The first assassinations of German officers had unpredictable and far-reaching consequences. On 21 August, two months after the invasion of Russia, a Communist militant who later became the Resistance leader Colonel Pierre Georges Fabien shot down a very junior officer of the Kriegsmarine called Moser in a Paris métro station. A retroactive decree was passed which effectively made every prisoner, whatever his crime, a hostage liable to execution. To appease the German authorities, three Communists who had nothing to do with the attack were then sentenced to death and guillotined a week later in the courtyard of the Santé prison. Pierre Pucheu, Vichy’s Minister of the Interior, who rejected their appeal, was regarded as the organizer of this violent repression.
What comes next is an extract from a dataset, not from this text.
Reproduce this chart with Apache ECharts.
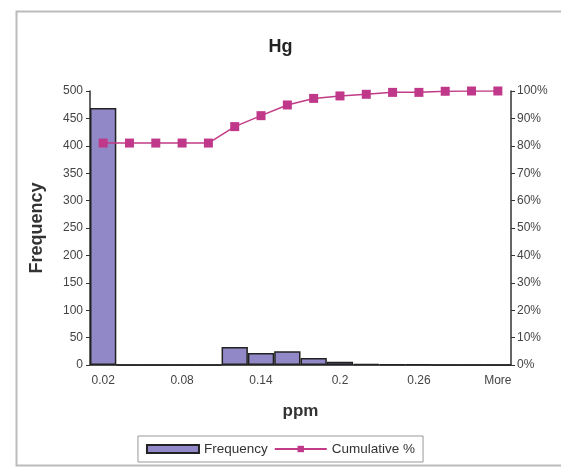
<!DOCTYPE html>
<html>
<head>
<meta charset="utf-8">
<script src="https://cdn.jsdelivr.net/npm/echarts@6/dist/echarts.min.js"></script>
<style>
  html, body { margin: 0; padding: 0; background: #fff; }
  #chart { width: 561px; height: 467px; }
</style>
</head>
<body>
<div id="chart"></div>
<script>
const bins = ['0.02', '0.04', '0.06', '0.08', '0.1', '0.12', '0.14', '0.16', '0.18', '0.2', '0.22', '0.24', '0.26', '0.28', '0.3', 'More'];
const frequency = [469, 0, 0, 0, 0, 33, 22, 25, 13, 6, 2, 1, 1, 0, 0, 0];
const cumulative = [81, 81, 81, 81, 81, 87, 91, 94.9, 97.3, 98.2, 98.8, 99.5, 99.5, 99.9, 100, 100];

const chart = echarts.init(document.getElementById('chart'));
const labelFont = { fontFamily: 'Liberation Sans, Arial, sans-serif', fontSize: 12, color: '#444' };

chart.setOption({
  animation: false,
  backgroundColor: '#fff',
  textStyle: { fontFamily: 'Liberation Sans, Arial, sans-serif' },
  graphic: [{
    type: 'rect',
    left: 14, top: 9,
    shape: { width: 560, height: 454 },
    style: { fill: 'none', stroke: '#bbb', lineWidth: 2 },
    silent: true
  }],
  title: {
    text: 'Hg',
    left: 'center',
    top: 33,
    textStyle: { fontSize: 18, fontWeight: 'bold', color: '#222' }
  },
  grid: { left: 90, right: 50, top: 91, bottom: 102 },
  legend: {
    bottom: 5,
    left: 'center',
    padding: [6, 8],
    itemGap: 6,
    itemWidth: 52,
    itemHeight: 8,
    borderColor: '#999',
    borderWidth: 1,
    textStyle: { fontSize: 13.5, color: '#333' },
    data: [{ name: 'Frequency', icon: 'rect' }, { name: 'Cumulative %' }]
  },
  xAxis: [{
    type: 'category',
    data: bins,
    boundaryGap: true,
    name: 'ppm',
    nameLocation: 'middle',
    nameGap: 38,
    nameTextStyle: { fontSize: 17, fontWeight: 'bold', color: '#333' },
    axisLine: { lineStyle: { color: '#333', width: 1.5 } },
    axisTick: { interval: 0, length: 4, lineStyle: { color: '#333' } },
    axisLabel: Object.assign({ interval: 2, margin: 10 }, labelFont),
    splitLine: { show: false }
  }, {
    type: 'category',
    data: bins,
    position: 'top',
    axisLine: { lineStyle: { color: '#555', width: 1 } },
    axisTick: { show: false },
    axisLabel: { show: false }
  }],
  yAxis: [{
    type: 'value',
    min: 0, max: 500, interval: 50,
    name: 'Frequency',
    nameLocation: 'middle',
    nameGap: 44,
    nameTextStyle: { fontSize: 18, fontWeight: 'bold', color: '#333' },
    axisLine: { show: true, lineStyle: { color: '#333', width: 1.5 } },
    axisTick: { show: true, length: 4, lineStyle: { color: '#333' } },
    axisLabel: Object.assign({ margin: 7 }, labelFont),
    splitLine: { show: false }
  }, {
    type: 'value',
    min: 0, max: 100, interval: 10,
    position: 'right',
    axisLine: { show: true, lineStyle: { color: '#333', width: 1.5 } },
    axisTick: { show: true, length: 4, lineStyle: { color: '#333' } },
    axisLabel: Object.assign({ margin: 6, formatter: '{value}%' }, labelFont),
    splitLine: { show: false }
  }],
  series: [{
    name: 'Frequency',
    type: 'bar',
    data: frequency,
    barCategoryGap: 0,
    itemStyle: { color: '#9189c7', borderColor: '#222', borderWidth: 1.5 }
  }, {
    name: 'Cumulative %',
    type: 'line',
    yAxisIndex: 1,
    data: cumulative,
    symbol: 'rect',
    symbolSize: 9,
    lineStyle: { color: '#c23b86', width: 1.5 },
    itemStyle: { color: '#c0388a' }
  }]
});
</script>
</body>
</html>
Not long afterwards, another German officer was shot in the streets of Nantes. Twenty-seven Communists were executed on 27 October and twenty-one were shot at Châteaubriant the following day. On 15 December, the Germans shot a Communist member of the National Assembly, Gabriel Péri. In his last letter he wrote that Communism represented the youth of the world and it was preparing ‘des lendemains qui chantent’ – ‘tomorrows full of song’. His execution prompted the party’s poet laureate, Louis Aragon, to write a fifteen-verse ballad. Péri became one of the leading martyrs of the party, and the phrase ‘les lendemains qui chantent’ came to symbolize all the revolutionary hopes that the day of liberation promised.